No início dos anos 1980, havia fartura desses desabafos poéticos e
mergulhos na alma, uma espécie de panfletagem da liberdade que me fazia
sentir representada e compreendida. Caio Fernando Abreu, Charles
Bukowski, Roberto Freire (o de Sem Tesão Não Há Solução), Luciano
Alabarse (que na época publicava uns livrinhos bacanas de forma
independente) e poetas como Cacaso, Ledusha, Chacal, Leminsky, Alice
Ruiz e Ana Cristina Cesar eram a minha turma da porta do quarto pra
dentro. Com eles eu embarcava num tour pelas entranhas, as minhas e as
deles.
Não tenho visto muito disso. A rebeldia anda mais asséptica, os
sentimentos menos intensos. Tudo vira uma postagem rápida e nem dá tempo
de pensar sobre o que acontece dentro da gente.
Acho que é por isso que eu sempre gostei do trabalho da Clara Averbuck.
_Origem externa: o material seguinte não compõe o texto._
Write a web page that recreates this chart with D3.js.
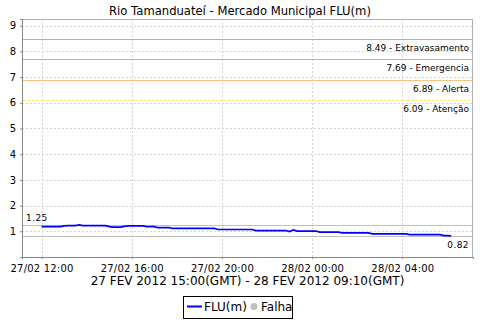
<!DOCTYPE html>
<html>
<head>
<meta charset="utf-8">
<script src="https://cdn.jsdelivr.net/npm/d3@7"></script>
<style>
  body { margin: 0; background: #fff; }
  text { font-family: "DejaVu Sans", sans-serif; }
</style>
</head>
<body>
<div id="chart"></div>
<script>
//Data
var times = ["2012-02-27T12:00", "2012-02-27T12:50", "2012-02-27T13:00", "2012-02-27T13:10",
  "2012-02-27T13:30", "2012-02-27T13:40", "2012-02-27T13:50", "2012-02-27T14:50",
  "2012-02-27T15:00", "2012-02-27T15:10", "2012-02-27T15:30", "2012-02-27T15:40",
  "2012-02-27T15:50", "2012-02-27T16:30", "2012-02-27T16:40", "2012-02-27T17:00",
  "2012-02-27T17:10", "2012-02-27T17:40", "2012-02-27T17:50", "2012-02-27T19:40",
  "2012-02-27T19:50", "2012-02-27T21:20", "2012-02-27T21:30", "2012-02-27T22:50",
  "2012-02-27T23:00", "2012-02-27T23:10", "2012-02-27T23:20", "2012-02-28T00:10",
  "2012-02-28T00:20", "2012-02-28T01:10", "2012-02-28T01:20", "2012-02-28T02:30",
  "2012-02-28T02:40", "2012-02-28T04:10", "2012-02-28T04:20", "2012-02-28T05:40",
  "2012-02-28T05:50", "2012-02-28T06:00", "2012-02-28T06:10"];
var levels = [1.18, 1.18, 1.21, 1.22,
  1.22, 1.25, 1.22, 1.22,
  1.18, 1.16, 1.16, 1.19,
  1.21, 1.21, 1.18, 1.18,
  1.14, 1.14, 1.11, 1.11,
  1.07, 1.07, 1.03, 1.03,
  0.99, 1.05, 1.01, 1.01,
  0.97, 0.97, 0.94, 0.94,
  0.90, 0.90, 0.87, 0.87,
  0.83, 0.83, 0.82];
var thresholdValues = [8.49, 7.69, 6.89, 6.09];
var thresholdNames = ["Extravasamento", "Emergencia", "Alerta", "Atenção"];
var thresholdColors = ["#f09696", "#ff80ff", "#ffc080", "#ffeb9a"];
var maxLevel = 1.25, minLevel = 0.82;
var yTicks = [1, 2, 3, 4, 5, 6, 7, 8, 9];
var xStart = "2012-02-27T11:08", xEnd = "2012-02-28T07:08";
var chartTitle = "Rio Tamanduateí - Mercado Municipal FLU(m)";
var xTitle = "27 FEV 2012 15:00(GMT) - 28 FEV 2012 09:10(GMT)";

//Sizes
var width = 480, height = 320;
var margin = { top: 19, right: 7, bottom: 63, left: 22 };
var plotW = width - margin.left - margin.right;
var plotH = height - margin.top - margin.bottom;

var parseTime = d3.utcParse("%Y-%m-%dT%H:%M");
var data = times.map(function(t, i) { return { date: parseTime(t), value: levels[i] }; });

var x = d3.scaleUtc()
        .domain([parseTime(xStart), parseTime(xEnd)])
        .range([0, plotW]);
var y = d3.scaleLinear()
        .domain([0, 9.26])
        .range([plotH, 0]);

var svg = d3.select("#chart").append("svg")
        .attr("width", width)
        .attr("height", height);

//Title
svg.append("text")
   .attr("x", width / 2)
   .attr("y", 15)
   .attr("text-anchor", "middle")
   .attr("font-size", 11.6)
   .attr("fill", "#000")
   .text(chartTitle);

var g = svg.append("g")
        .attr("transform", "translate(" + margin.left + "," + margin.top + ")");

g.append("rect")
 .attr("width", plotW)
 .attr("height", plotH)
 .attr("fill", "#fff");

//Grid lines
var xTicks = x.ticks(d3.utcHour.every(4));
g.append("g").selectAll("line")
 .data(xTicks)
 .enter()
 .append("line")
 .attr("x1", function(d) { return Math.round(x(d)) + 0.5; })
 .attr("x2", function(d) { return Math.round(x(d)) + 0.5; })
 .attr("y1", 0)
 .attr("y2", plotH)
 .attr("stroke", "#d4d4d4")
 .attr("stroke-dasharray", "2,2");
g.append("g").selectAll("line")
 .data(yTicks)
 .enter()
 .append("line")
 .attr("x1", 0)
 .attr("x2", plotW)
 .attr("y1", function(d) { return Math.round(y(d)) + 0.5; })
 .attr("y2", function(d) { return Math.round(y(d)) + 0.5; })
 .attr("stroke", "#d4d4d4")
 .attr("stroke-dasharray", "2,2");

//Threshold lines + labels
var thr = g.append("g").attr("class", "thresholds");
thr.selectAll("line")
   .data(thresholdValues)
   .enter()
   .append("line")
   .attr("x1", 0).attr("x2", plotW)
   .attr("y1", function(d) { return Math.round(y(d)) + 0.5; })
   .attr("y2", function(d) { return Math.round(y(d)) + 0.5; })
   .attr("stroke", function(d, i) { return thresholdColors[i]; });
thr.selectAll("text")
   .data(thresholdValues)
   .enter()
   .append("text")
   .attr("x", plotW - 4)
   .attr("y", function(d) { return Math.round(y(d)) + 11.5; })
   .attr("text-anchor", "end")
   .attr("font-size", 9)
   .attr("fill", "#000")
   .text(function(d, i) { return d.toFixed(2) + " - " + thresholdNames[i]; });

//Max / min markers
[maxLevel, minLevel].forEach(function(v, i) {
  var yy = Math.round(y(v)) + 0.5;
  g.append("line")
   .attr("x1", 0).attr("x2", plotW)
   .attr("y1", yy).attr("y2", yy)
   .attr("stroke", "#c0c0c0");
  g.append("text")
   .attr("x", i == 0 ? 4 : plotW - 4)
   .attr("y", i == 0 ? yy - 5 : yy + 11)
   .attr("text-anchor", i == 0 ? "start" : "end")
   .attr("font-size", 9)
   .attr("letter-spacing", 0.4)
   .attr("fill", "#000")
   .text(v.toFixed(2));
});

//Series
var line = d3.line()
        .x(function(d) { return x(d.date); })
        .y(function(d) { return y(d.value); });
g.append("path")
 .datum(data)
 .attr("d", line)
 .attr("fill", "none")
 .attr("stroke", "#0000ff")
 .attr("stroke-width", 1.7);

//Border
g.append("rect")
 .attr("x", 0.5).attr("y", 0.5)
 .attr("width", plotW - 1)
 .attr("height", plotH)
 .attr("fill", "none")
 .attr("stroke", "#b0b0b0");

//Axes
var xAxis = g.append("g")
        .attr("transform", "translate(0," + plotH + ")")
        .call(d3.axisBottom(x).tickValues(xTicks).tickSize(2).tickFormat(d3.utcFormat("%d/%m %H:%M")));
var yAxis = g.append("g")
        .call(d3.axisLeft(y).tickValues(yTicks).tickSize(2).tickFormat(d3.format("d")));
[xAxis, yAxis].forEach(function(a) {
  a.select(".domain").attr("stroke", "#888");
  a.selectAll(".tick line").attr("stroke", "#888");
  a.selectAll("text").attr("font-size", 10).attr("fill", "#000")
   .attr("font-family", "DejaVu Sans, sans-serif");
});
xAxis.selectAll("text").attr("dy", "0.95em").attr("letter-spacing", 0.2);
yAxis.selectAll("text").attr("dx", "-1px");

//X title
svg.append("text")
   .attr("x", margin.left + plotW / 2)
   .attr("y", 285)
   .attr("text-anchor", "middle")
   .attr("font-size", 12)
   .attr("fill", "#000")
   .text(xTitle);

//Legend
var legend = svg.append("g").attr("transform", "translate(183,296)");
legend.append("rect")
      .attr("x", 0.5).attr("y", 0.5)
      .attr("width", 109).attr("height", 22)
      .attr("fill", "#fff")
      .attr("stroke", "#000");
legend.append("line")
      .attr("x1", 4).attr("x2", 19)
      .attr("y1", 10.5).attr("y2", 10.5)
      .attr("stroke", "#0000ff")
      .attr("stroke-width", 2);
legend.append("text")
      .attr("x", 21).attr("y", 15)
      .attr("font-size", 12)
      .attr("fill", "#000")
      .text("FLU(m)");
legend.append("circle")
      .attr("cx", 71).attr("cy", 10.5)
      .attr("r", 3.5)
      .attr("fill", "#c0c0c0");
legend.append("text")
      .attr("x", 78).attr("y", 15)
      .attr("font-size", 12)
      .attr("fill", "#000")
      .text("Falha");
</script>
</body>
</html>
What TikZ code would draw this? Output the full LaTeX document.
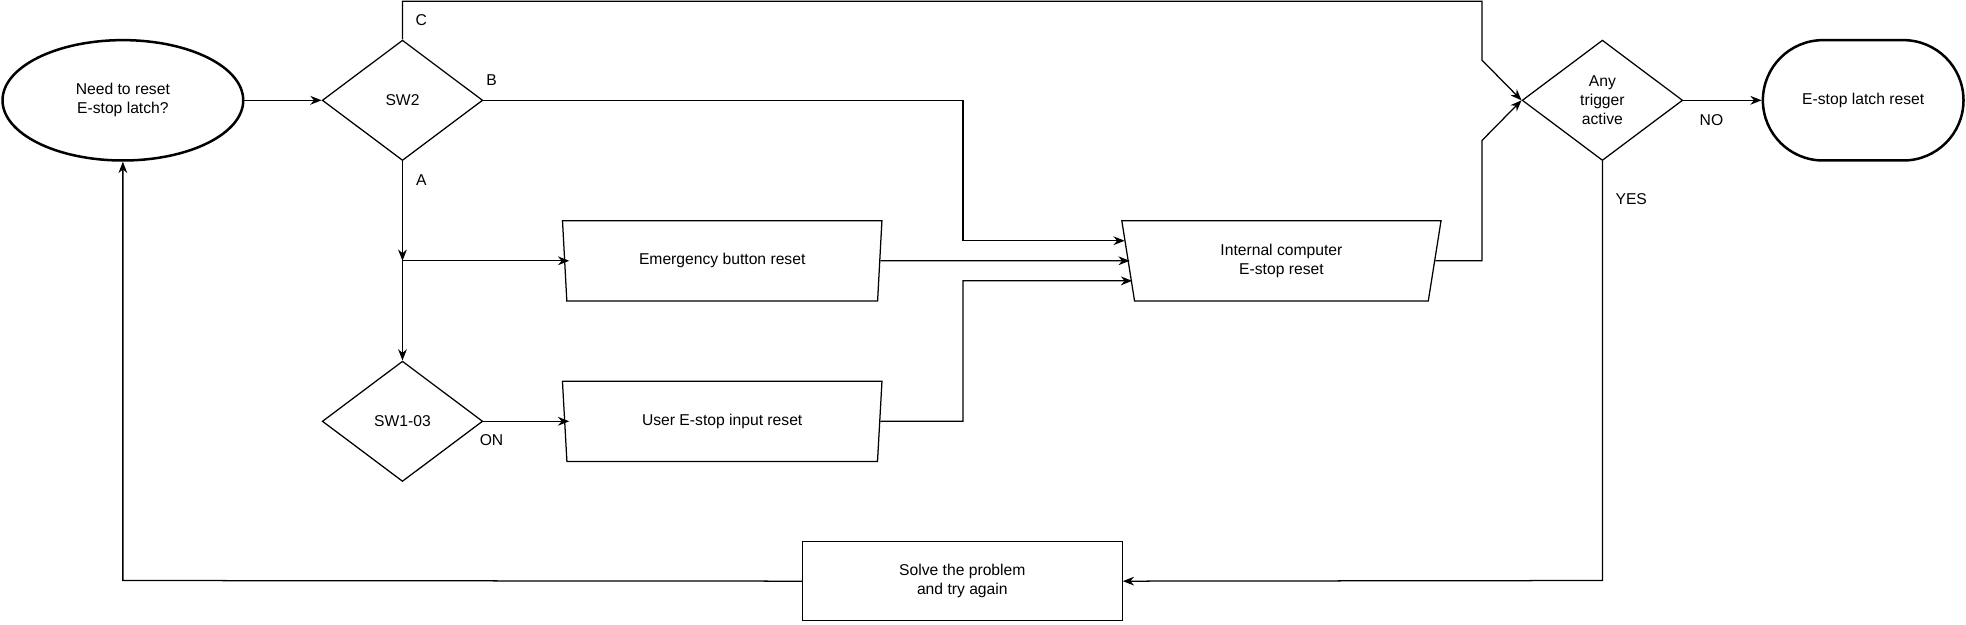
\documentclass[tikz,border=0pt]{standalone}
\usepackage{fontspec}
\setmainfont{Liberation Sans}
\usetikzlibrary{shapes.geometric,arrows.meta}
\begin{document}
\begin{tikzpicture}[x=1pt,y=-1pt,
  every node/.style={font=\fontsize{12.5}{15}\selectfont,align=center,inner sep=0pt},
  base/.style={draw,line width=1pt},
  dia/.style={base,diamond,minimum width=128pt,minimum height=96pt,aspect=1.33},
  trap/.style={base,trapezium,trapezium stretches=true,shape border rotate=180,trapezium left angle=81,trapezium right angle=81,minimum width=255pt,minimum height=64pt},
  arr/.style={line width=1pt,-{Stealth[length=9pt,width=7pt]}},
  lbl/.style={font=\fontsize{12.5}{15}\selectfont}]
\useasboundingbox (0,0) rectangle (1568,498);
\node[draw,line width=2pt,ellipse,minimum width=192pt,minimum height=96pt] (start) at (98,80) {Need to reset\\E-stop latch?};
\node[dia,minimum width=128pt,minimum height=96pt] (sw2) at (321,80) {SW2};
\node[trap] (emb) at (576,208) {Emergency button reset};
\node[trap] (usr) at (576,336) {User E-stop input reset};
\node[dia] (sw1) at (321,336) {SW1-03};
\node[trap] (int) at (1022,208) {Internal computer\\E-stop reset};
\node[dia] (any) at (1278,80) {Any\\trigger\\active};
\node[draw,line width=2pt,rounded corners=48pt,minimum width=160pt,minimum height=96pt] (end) at (1486,80) {E-stop latch reset};
\node[base,minimum width=255pt,minimum height=63pt] (solve) at (767.5,463.5) {Solve the problem\\and try again};
\coordinate (split) at (321,208);
\node[lbl] at (336,16) {C};
\node[lbl] at (392,64) {B};
\node[lbl] at (336,144) {A};
\node[lbl] at (392,351) {ON};
\node[lbl] at (1365,96) {NO};
\node[lbl] at (1301,159) {YES};
\draw[arr] (start.east) -- (sw2.west);
\draw[arr] (sw2.north) -- (321,1) -- (1182,1) -- (1182,48) -- (any.west);
\draw[arr] (sw2.east) -- (768,80) -- (768,192) -- (897,192);
\draw[arr] (sw2.south) -- (split);
\draw[arr] (split) -- (454,208);
\draw[arr] (split) -- (sw1.north);
\draw[arr] (emb.east) -- (901,208);
\draw[arr] (sw1.east) -- (454,336);
\draw[arr] (usr.east) -- (768,336) -- (768,224) -- (903,224);
\draw[arr] (int.east) -- (1182,208) -- (1182,112) -- (any.west);
\draw[arr] (any.east) -- (end.west);
\draw[arr] (any.south) -- (1278,463) -- (solve.east);
\draw[arr] (solve.west) -- (98,463) -- (start.south);
\end{tikzpicture}
\end{document}
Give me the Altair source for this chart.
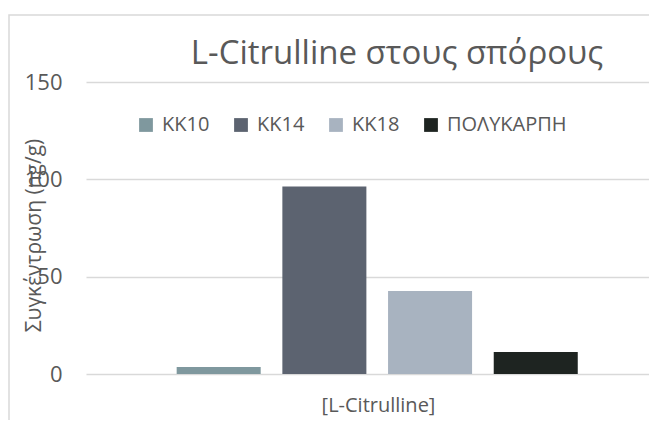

Porque, mesmo sendo uma mulher do aqui e agora (ativista, empoderada,
com presença forte nas redes), ela mantém vivo o espírito outsider, é
uma Rê Bordosa clássica, atemporal. Acabei de ler Toureando o Diabo, seu
livro de 2015, mas que poderia ser de 1979 ou de 2036, já que ela
escreve sobre uma sensação de abandono que, vitalícia, nunca nos
abandona. Clara faz uma mixagem de seus superpoderes com seus
supervacilos – um tributo à ambiguidade. E lá vamos nós, com ela,
embarcar na viagem alucinante das emoções e reconhecer a potência do
sexo, do desejo, de tudo que é ilógico, que subverte, enlouquece,
desestabiliza, de tudo que seduz, que nos encanta, que faz sofrer, que
nos arrebata, enfim, desse caos que atende também pelo nome de amor.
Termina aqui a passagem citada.